Un jalon pour le cinéma africain
En remportant la Palme d’Or en 1975, Chronique des années de braise a marqué un tournant pour le cinéma africain. Cette consécration, la première pour un film du continent, a démontré que les récits africains pouvaient rivaliser avec les grandes productions internationales et trouver un écho universel. Le triomphe de Lakhdar-Hamina a ouvert la voie à une nouvelle génération de cinéastes, de Sembène Ousmane à Souleymane Cissé, encourageant l’exploration de récits ancrés dans les réalités et les patrimoines du continent. En mettant en lumière la richesse culturelle et historique de l’Algérie, le film a également contribué à décoloniser les imaginaires cinématographiques, offrant une perspective authentique sur une histoire trop souvent racontée par d’autres.
L’impact de cette Palme d’Or s’est étendu au-delà des salles obscures. En 1975, la victoire de Chronique a été perçue comme un acte de reconnaissance pour les luttes anticoloniales et un moment de fierté pour l’Algérie, alors jeune nation indépendante. Elle a aussi renforcé la légitimité du cinéma algérien, qui, dans les années 1960 et 1970, s’imposait comme un outil de construction nationale et de mémoire collective.
Une reconnaissance renouvelée et un patrimoine à préserver
La sélection de Chronique des années de braise à Cannes Classics 2025 est bien plus qu’un hommage nostalgique. Elle consacre la place du film dans le panthéon du cinéma mondial et rappelle l’importance du cinéma algérien dans l’histoire du septième art.
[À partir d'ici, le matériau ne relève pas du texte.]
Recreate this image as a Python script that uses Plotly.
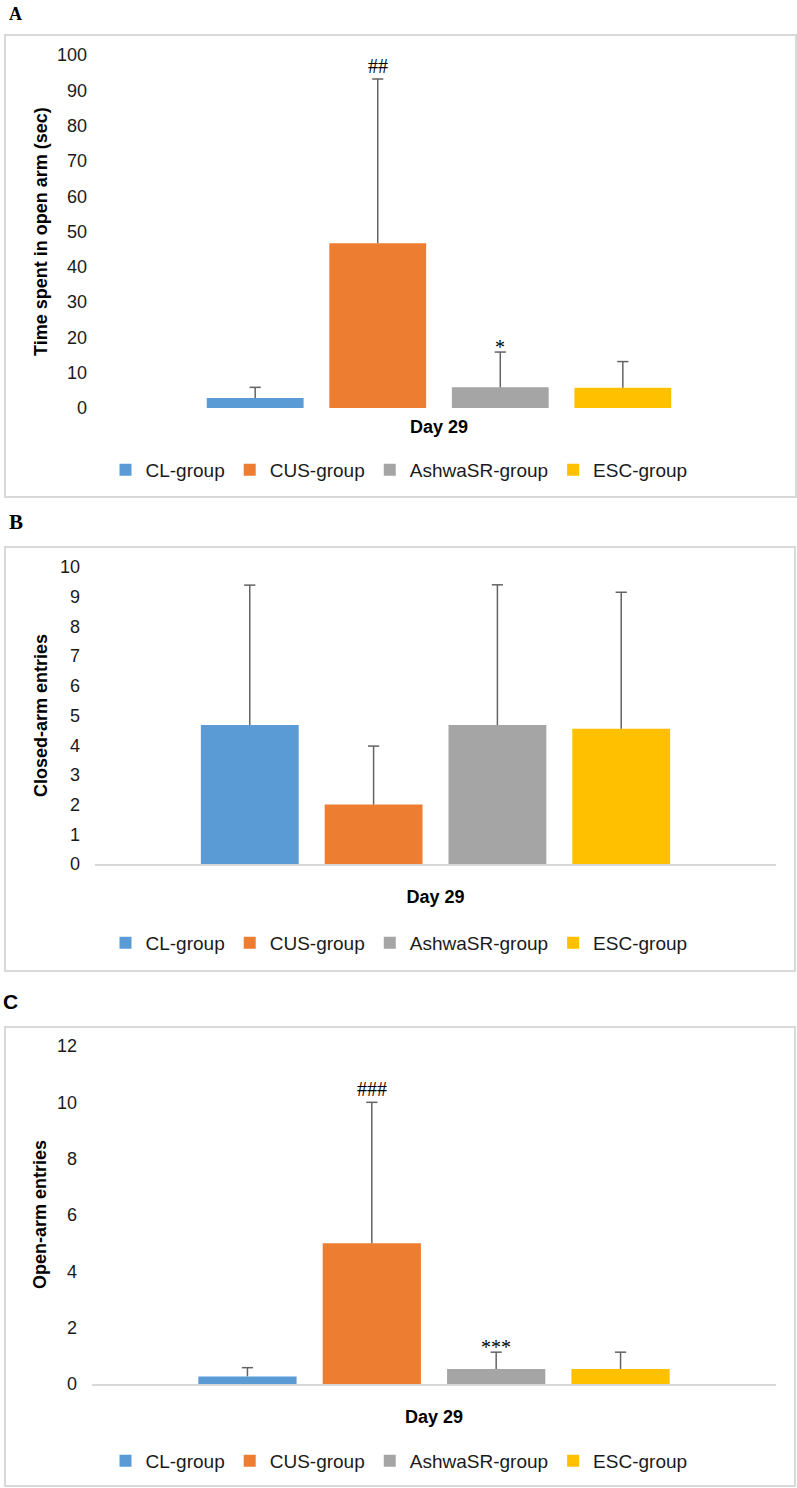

En tant que seul film africain à avoir remporté la Palme d’Or à ce jour, il reste une référence incontournable pour les cinéastes et les spectateurs du continent et d’ailleurs.
La distribution de la version restaurée par Les Acacias en France permettra à un nouveau public de découvrir ou redécouvrir cette œuvre, trop longtemps absente des écrans en raison de la fragilité des supports d’époque. Cet événement ravive également un débat crucial : la nécessité de préserver le patrimoine cinématographique africain. Les initiatives comme celles de la FEPACI, de l’UNESCO et du World Cinema Project soulignent l’urgence de sauvegarder ces œuvres, souvent menacées par la détérioration des pellicules et le manque de moyens pour leur conservation.
Un cinéma vivant, cinquante ans plus tard
En 1975, la Palme d’Or décernée à Chronique des années de braise était une victoire historique, saluant un film qui alliait audace artistique et engagement politique. En 2025, sa renaissance à Cannes témoigne de sa vitalité intacte. Plus qu’une commémoration, cette projection est une transmission : celle d’un regard lucide sur l’histoire, d’un combat pour la liberté, et d’un cinéma capable de porter la voix d’un peuple. Chronique des années de braise nous rappelle que le cinéma peut être à la fois une œuvre d’art, un miroir de son temps, et un ferment de conscience, continuant d’inspirer les générations actuelles et futures.